What size backpack should I bring?
Your backpack should be no bigger than 50l and no smaller than 30l. It is important that your backpack has an ice axe strap to stash your ice axe when you are not using it. Your backpack must also have a rain-proof cover.
What are the guides like?
All of our guides are highly experienced. They have all been hand picked by us over the many years we’ve been in the guiding industry. Our guides all speak a good level of English and are very attentive. Their primary role is to get you to the summit safely, but they also provide a high level of customer service along the way and are very interesting people to spend time with. They like to share their knowledge of the mountains and their experiences, so don’t hesitate to ask questions and pick their brains. Lastly, they know the routes on the Eiger like the back of their hands and this is the most important thing when it comes down to making key decisions in the mountains and providing the safest experience for our clients.
What will we do if the weather is bad?
This depends on a few factors and how bad the weather actually is. Should the Eiger be unsafe, we will study the conditions on other peaks in the Alps, in the Monta Rosa region for example. Should conditions be a lot better elsewhere, we will propose this to you as an option.
Strong high winds – this means reaching the summit is unlikely. High winds on the ridge will put us in danger and therefore we will likely look for an alternative.
Precipitation – When it snows on the Eiger it usually means a summit attempt will be very difficult. The route to the summit of the Eiger is a rocky ridge and if its covered in snow and ice it becomes a treacherous task. Route finding in a snow storm is also unsafe.
Whiteout – A cloudy whiteout will make a summit attempt difficult. Route finding in a whiteout is generally unsafe and therefore we will encourage you to consider an alternative.
Heat – This doesn’t tend to offer up any problems. When the Alps is hit with high temperatures and dry conditions, the Eiger is in good climbing condition.
How many clients per guide?
For the three training days at the beginning of the week we have a 2 client:1 guide ratio.

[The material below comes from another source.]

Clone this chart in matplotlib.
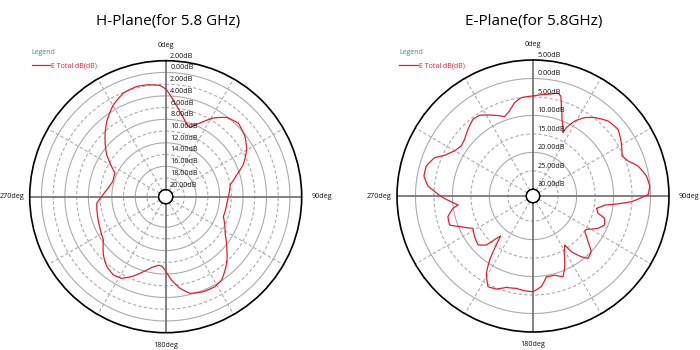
#!/usr/bin/env python3
# -*- coding: utf-8 -*-
"""
Radiation patterns at 5.8 GHz: H-plane and E-plane (E Total, dB).
Output: out.png
"""

import numpy as np
import matplotlib
matplotlib.use("Agg")
import matplotlib.pyplot as plt

plt.rcParams["font.family"] = ["Open Sans", "DejaVu Sans"]

# H-plane: angle (deg, clockwise from 0deg at top) and gain (dB)
H_THETA = [0, 5.7, 11, 16.3, 19.3, 25, 31.2, 37.6, 44.6, 52.7, 59.9, 67.6, 72.8,
           79.4, 89.7, 96.2, 109, 121.7, 129.3, 137.5, 146.1, 151.3, 158.4, 165.9,
           171.1, 176, 180.5, 183.3, 186.1, 191.2, 196.6, 203, 208.3, 213.7, 220.1,
           226.9, 235.2, 244.3, 255, 264.5, 270.3, 278.6, 286, 295, 301.2, 305.4,
           314, 321.9, 330.4, 337.8, 345.3, 351.2, 357.1]
H_DB = [-2.8, -5.15, -6.95, -8.4, -8.67, -7.34, -5.5, -4.14, -3.56, -4.2, -5.23, -6.9,
        -8.5, -10.0, -10.5, -10.7, -10.8, -9.3, -7.75, -5.8, -4.08, -3.7, -3.77, -4.2,
        -5.38, -6.95, -8.7, -9.36, -9.42, -8.9, -7.85, -6.4, -5.38, -5.14, -5.6,
        -6.64, -8.26, -8.77, -9.14, -9.38, -10.3, -11.3, -11.8, -11.66, -10.1, -8.85,
        -6.8, -4.9, -3.15, -2.1, -1.75, -1.87, -2.2]

# E-plane
E_THETA = [0, 8.4, 13.7, 15.5, 17.5, 20.7, 25.3, 26.0, 29.1, 33.4, 38.2, 45, 51.9,
           58.9, 65.8, 69.8, 74.1, 80, 85.1, 89.2, 93.3, 97.2, 101, 104.9, 107.3, 112,
           116.4, 122, 124.6, 129.7, 133.7, 138.6, 141.5, 145.4, 147.1, 150.9, 155.9,
           159.6, 164.7, 170.6, 174.7, 180, 185, 190.2, 196.3, 201.5, 206.4, 211.1,
           214.1, 216.2, 218.9, 220.9, 223.6, 228.3, 235.1, 241.7, 246.8, 250.8,
           256.3, 261.2, 263.2, 266, 269.6, 273.4, 275.4, 280.4, 285.7, 291.3, 294.7,
           299.9, 304.9, 309.7, 315.7, 322, 326.5, 334.6, 340.3, 344.6, 348.9, 353.2]
E_DB = [-4.73, -3.98, -3.2, -3.7, -6.3, -9.6, -12.8, -11.2, -8.6, -6.4, -4.8, -3.1,
        -2.55, -3.9, -5.4, -4.4, -2.24, -0.64, -0.1, -0.6, -5.14, -12.25, -14.3,
        -13.6, -11.5, -10.9, -12.15, -14.8, -14.8, -12.45, -10.0, -9.3, -10.8, -13.5,
        -16.0, -14.55, -10.8, -8.5, -9.6, -9.63, -7.2, -5.9, -6.07, -6.4, -6.05,
        -4.74, -4.4, -7.35, -10.9, -14.24, -17.9, -16.6, -13.5, -11.9, -12.55,
        -13.35, -10.7, -7.9, -8.1, -9.9, -11.4, -9.6, -7.0, -4.7, -3.25, -1.8, -1.8,
        -3.23, -5.5, -7.35, -8.14, -7.77, -6.6, -5.44, -5.62, -7.63, -9.0, -7.94,
        -6.05, -5.0]

# radial rings and their labels (minus signs are not shown in the source)
H_RINGS = [2, 0, -2, -4, -6, -8, -10, -12, -14, -16, -18, -20]
H_RING_LABELS = ["2.00dB", "0.00dB", "2.00dB", "4.00dB", "6.00dB", "8.00dB",
                 "10.00dB", "12.00dB", "14.00dB", "16.00dB", "18.00dB", "20.00dB"]
E_RINGS = [5, 0, -5, -10, -15, -20, -25, -30]
E_RING_LABELS = ["5.00dB", "0.00dB", "5.00dB", "10.00dB", "15.00dB", "20.00dB",
                 "25.00dB", "30.00dB"]

ANGLE_LABELS = ["0deg", "90deg", "180deg", "270deg"]
SPOKES = [30, 60, 120, 150, 210, 240, 300, 330]
AXES_DIRS = [0, 90, 180, 270]

RED = "#e41f2b"
GRID = "#ababab"


def draw_pattern(fig, rect, theta, db, rings, ring_labels, rorigin, title, title_x):
    ax = fig.add_axes(rect, projection="polar")
    ax.set_theta_zero_location("N")
    ax.set_theta_direction(-1)
    rmin, rmax = rings[-1], rings[0]
    ax.set_ylim(rmin, rmax)
    ax.set_rorigin(rorigin)
    ax.grid(False)
    ax.set_xticks([])
    ax.set_yticks([])
    ax.spines["polar"].set_color("black")
    ax.spines["polar"].set_linewidth(1.2)
    if "inner" in ax.spines:
        ax.spines["inner"].set_color("black")
        ax.spines["inner"].set_linewidth(1.0)

    full = np.linspace(0, 2 * np.pi, 361)
    # rings: alternate solid / dashed between outer edge and hole
    for i, v in enumerate(rings[1:-1]):
        ls = "-" if i % 2 == 0 else (0, (3, 2))
        ax.plot(full, np.full_like(full, v), color=GRID, lw=0.8, ls=ls, zorder=1)
    ax.plot(full, np.full_like(full, rmin), color="black", lw=1.0, zorder=3)

    for a in SPOKES:
        t = np.deg2rad(a)
        ax.plot([t, t], [rmin, rmax], color=GRID, lw=0.8, ls=(0, (3, 2)), zorder=1)
    for a in AXES_DIRS:
        t = np.deg2rad(a)
        ax.plot([t, t], [rmin, rmax], color="#777777", lw=1.3, zorder=2)

    # closed pattern curve, drawn with polar path interpolation
    th = np.deg2rad(np.append(theta, theta[0] + 360))
    r = np.append(db, db[0])
    line, = ax.plot(th, r, color=RED, lw=0.9, zorder=4, label="E Total.dB(dB)")
    line.get_path()._interpolation_steps = 12

    for v, s in zip(rings, ring_labels):
        ax.annotate(s, xy=(0, v), xytext=(3.2, 3.3), textcoords="offset points",
                    ha="left", va="center", fontsize=5.2, color="#111111", zorder=5)

    pos = {"0deg": (0.5, 1.057), "90deg": (1.074, 0.5),
           "180deg": (0.5, -0.046), "270deg": (-0.066, 0.5)}
    for s in ANGLE_LABELS:
        x, y = pos[s]
        ax.text(x, y, s, transform=ax.transAxes, ha="center", va="center",
                fontsize=5.2, color="#111111")

    leg = ax.legend(handles=[line], loc="upper left",
                    bbox_to_anchor=(rect[0] + 2 / 700, 1 - 49 / 350),
                    bbox_transform=fig.transFigure, frameon=False, fontsize=5,
                    title="Legend", title_fontsize=5, alignment="left",
                    handlelength=2.7, handletextpad=0.15, borderpad=0,
                    borderaxespad=0, labelspacing=0.3)
    leg._legend_box.sep = 4.5
    leg.get_title().set_color("#3b7dc4")
    for t in leg.get_texts():
        t.set_color(RED)

    fig.text(title_x, 1 - 22 / 350, title, ha="center", va="center", fontsize=11,
             color="black")
    return ax


def main():
    fig = plt.figure(figsize=(7, 3.5), dpi=100)
    fig.patch.set_facecolor("white")

    draw_pattern(fig, [29.7 / 700, 17.3 / 350, 272 / 700, 272 / 350],
                 H_THETA, H_DB, H_RINGS, H_RING_LABELS, -21.19,
                 "H-Plane(for 5.8 GHz)", 167.9 / 700)
    draw_pattern(fig, [397 / 700, 18 / 350, 272 / 700, 272 / 350],
                 E_THETA, E_DB, E_RINGS, E_RING_LABELS, -31.8,
                 "E-Plane(for 5.8GHz)", 533.3 / 700)

    fig.savefig("out.png", dpi=100)
    plt.close(fig)


if __name__ == "__main__":
    main()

For your Eiger attempt our ratio is 1 client:1 guide.
Why choose Adventure Base?
3 reasons to choose Adventure Base for all your mountain adventures.
1. Safety means success – We have been guiding clients on the Matterhorn for over 8 years with a very high safety and success rate. To date we have had no major incidents or injuries. This is due to us taking great care in training our clients and then monitoring the weather and mountain conditions closely.
2. Fun times – We believe in fun times. Climbing mountains is a serious challenge. But who says it can’t be fun too? Our guides are full of energy, fun facts and big smiles. They help create lasting memories.
3. Word of Mouth – Over 70% of new clients have been recommended to us by a friend or colleague. We don’t spend big on marketing campaigns, we stay true to our product, we pay attention to every detail and then let you do the talking.